-- Begin --

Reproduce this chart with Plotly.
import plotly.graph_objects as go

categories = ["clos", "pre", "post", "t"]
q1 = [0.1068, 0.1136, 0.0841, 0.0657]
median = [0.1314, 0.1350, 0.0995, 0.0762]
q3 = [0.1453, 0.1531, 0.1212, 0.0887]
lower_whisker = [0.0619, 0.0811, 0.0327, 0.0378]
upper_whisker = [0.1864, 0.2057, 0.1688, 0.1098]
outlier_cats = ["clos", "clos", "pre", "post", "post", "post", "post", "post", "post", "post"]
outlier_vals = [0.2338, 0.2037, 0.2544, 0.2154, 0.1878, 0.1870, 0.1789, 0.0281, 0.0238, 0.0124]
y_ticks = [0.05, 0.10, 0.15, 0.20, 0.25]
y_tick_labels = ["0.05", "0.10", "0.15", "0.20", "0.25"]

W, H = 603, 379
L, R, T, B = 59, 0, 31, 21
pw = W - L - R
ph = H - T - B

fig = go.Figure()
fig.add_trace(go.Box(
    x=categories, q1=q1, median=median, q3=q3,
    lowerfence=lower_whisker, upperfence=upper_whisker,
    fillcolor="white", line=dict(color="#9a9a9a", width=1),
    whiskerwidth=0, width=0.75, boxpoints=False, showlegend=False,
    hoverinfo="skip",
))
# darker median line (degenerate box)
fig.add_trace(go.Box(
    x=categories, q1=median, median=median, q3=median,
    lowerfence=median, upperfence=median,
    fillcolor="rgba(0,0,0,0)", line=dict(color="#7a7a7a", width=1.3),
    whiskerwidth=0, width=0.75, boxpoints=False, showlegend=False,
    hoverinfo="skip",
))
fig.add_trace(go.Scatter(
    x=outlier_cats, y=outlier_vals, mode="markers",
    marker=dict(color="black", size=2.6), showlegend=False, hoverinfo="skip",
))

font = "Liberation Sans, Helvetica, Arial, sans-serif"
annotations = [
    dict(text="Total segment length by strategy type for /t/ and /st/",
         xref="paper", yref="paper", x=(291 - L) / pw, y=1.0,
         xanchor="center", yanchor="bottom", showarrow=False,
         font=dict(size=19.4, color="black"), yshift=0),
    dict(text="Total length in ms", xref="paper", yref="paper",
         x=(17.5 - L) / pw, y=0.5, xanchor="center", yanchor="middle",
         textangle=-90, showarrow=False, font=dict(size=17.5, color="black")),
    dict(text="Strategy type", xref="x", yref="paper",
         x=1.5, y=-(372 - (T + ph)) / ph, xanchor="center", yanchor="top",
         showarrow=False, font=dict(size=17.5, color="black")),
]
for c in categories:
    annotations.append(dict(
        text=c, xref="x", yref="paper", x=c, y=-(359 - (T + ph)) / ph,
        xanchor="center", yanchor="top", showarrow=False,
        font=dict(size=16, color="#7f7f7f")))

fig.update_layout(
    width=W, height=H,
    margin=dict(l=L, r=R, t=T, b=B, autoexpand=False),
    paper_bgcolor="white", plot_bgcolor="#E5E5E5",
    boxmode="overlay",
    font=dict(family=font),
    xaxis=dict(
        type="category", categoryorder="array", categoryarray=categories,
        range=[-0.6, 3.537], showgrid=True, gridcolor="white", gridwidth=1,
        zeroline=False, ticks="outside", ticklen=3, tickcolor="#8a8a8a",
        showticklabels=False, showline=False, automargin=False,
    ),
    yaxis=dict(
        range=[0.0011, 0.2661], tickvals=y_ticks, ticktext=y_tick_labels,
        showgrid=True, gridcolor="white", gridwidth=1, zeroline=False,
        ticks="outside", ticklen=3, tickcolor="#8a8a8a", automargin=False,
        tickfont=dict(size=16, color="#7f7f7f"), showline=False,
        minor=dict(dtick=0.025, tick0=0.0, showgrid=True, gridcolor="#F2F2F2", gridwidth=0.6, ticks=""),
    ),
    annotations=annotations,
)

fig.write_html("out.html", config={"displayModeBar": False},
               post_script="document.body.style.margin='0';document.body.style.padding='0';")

-- End --

EXERCISE DESCRIPTION
Output the full listing without altering anything.

FINAL RESULT
Reproduce this chart with Plotly.
import plotly.graph_objects as go

categories = ["clos", "pre", "post", "t"]
q1 = [0.1068, 0.1136, 0.0841, 0.0657]
median = [0.1314, 0.1350, 0.0995, 0.0762]
q3 = [0.1453, 0.1531, 0.1212, 0.0887]
lower_whisker = [0.0619, 0.0811, 0.0327, 0.0378]
upper_whisker = [0.1864, 0.2057, 0.1688, 0.1098]
outlier_cats = ["clos", "clos", "pre", "post", "post", "post", "post", "post", "post", "post"]
outlier_vals = [0.2338, 0.2037, 0.2544, 0.2154, 0.1878, 0.1870, 0.1789, 0.0281, 0.0238, 0.0124]
y_ticks = [0.05, 0.10, 0.15, 0.20, 0.25]
y_tick_labels = ["0.05", "0.10", "0.15", "0.20", "0.25"]

W, H = 603, 379
L, R, T, B = 59, 0, 31, 21
pw = W - L - R
ph = H - T - B

fig = go.Figure()
fig.add_trace(go.Box(
    x=categories, q1=q1, median=median, q3=q3,
    lowerfence=lower_whisker, upperfence=upper_whisker,
    fillcolor="white", line=dict(color="#9a9a9a", width=1),
    whiskerwidth=0, width=0.75, boxpoints=False, showlegend=False,
    hoverinfo="skip",
))
# darker median line (degenerate box)
fig.add_trace(go.Box(
    x=categories, q1=median, median=median, q3=median,
    lowerfence=median, upperfence=median,
    fillcolor="rgba(0,0,0,0)", line=dict(color="#7a7a7a", width=1.3),
    whiskerwidth=0, width=0.75, boxpoints=False, showlegend=False,
    hoverinfo="skip",
))
fig.add_trace(go.Scatter(
    x=outlier_cats, y=outlier_vals, mode="markers",
    marker=dict(color="black", size=2.6), showlegend=False, hoverinfo="skip",
))

font = "Liberation Sans, Helvetica, Arial, sans-serif"
annotations = [
    dict(text="Total segment length by strategy type for /t/ and /st/",
         xref="paper", yref="paper", x=(291 - L) / pw, y=1.0,
         xanchor="center", yanchor="bottom", showarrow=False,
         font=dict(size=19.4, color="black"), yshift=0),
    dict(text="Total length in ms", xref="paper", yref="paper",
         x=(17.5 - L) / pw, y=0.5, xanchor="center", yanchor="middle",
         textangle=-90, showarrow=False, font=dict(size=17.5, color="black")),
    dict(text="Strategy type", xref="x", yref="paper",
         x=1.5, y=-(372 - (T + ph)) / ph, xanchor="center", yanchor="top",
         showarrow=False, font=dict(size=17.5, color="black")),
]
for c in categories:
    annotations.append(dict(
        text=c, xref="x", yref="paper", x=c, y=-(359 - (T + ph)) / ph,
        xanchor="center", yanchor="top", showarrow=False,
        font=dict(size=16, color="#7f7f7f")))

fig.update_layout(
    width=W, height=H,
    margin=dict(l=L, r=R, t=T, b=B, autoexpand=False),
    paper_bgcolor="white", plot_bgcolor="#E5E5E5",
    boxmode="overlay",
    font=dict(family=font),
    xaxis=dict(
        type="category", categoryorder="array", categoryarray=categories,
        range=[-0.6, 3.537], showgrid=True, gridcolor="white", gridwidth=1,
        zeroline=False, ticks="outside", ticklen=3, tickcolor="#8a8a8a",
        showticklabels=False, showline=False, automargin=False,
    ),
    yaxis=dict(
        range=[0.0011, 0.2661], tickvals=y_ticks, ticktext=y_tick_labels,
        showgrid=True, gridcolor="white", gridwidth=1, zeroline=False,
        ticks="outside", ticklen=3, tickcolor="#8a8a8a", automargin=False,
        tickfont=dict(size=16, color="#7f7f7f"), showline=False,
        minor=dict(dtick=0.025, tick0=0.0, showgrid=True, gridcolor="#F2F2F2", gridwidth=0.6, ticks=""),
    ),
    annotations=annotations,
)

fig.write_html("out.html", config={"displayModeBar": False},
               post_script="document.body.style.margin='0';document.body.style.padding='0';")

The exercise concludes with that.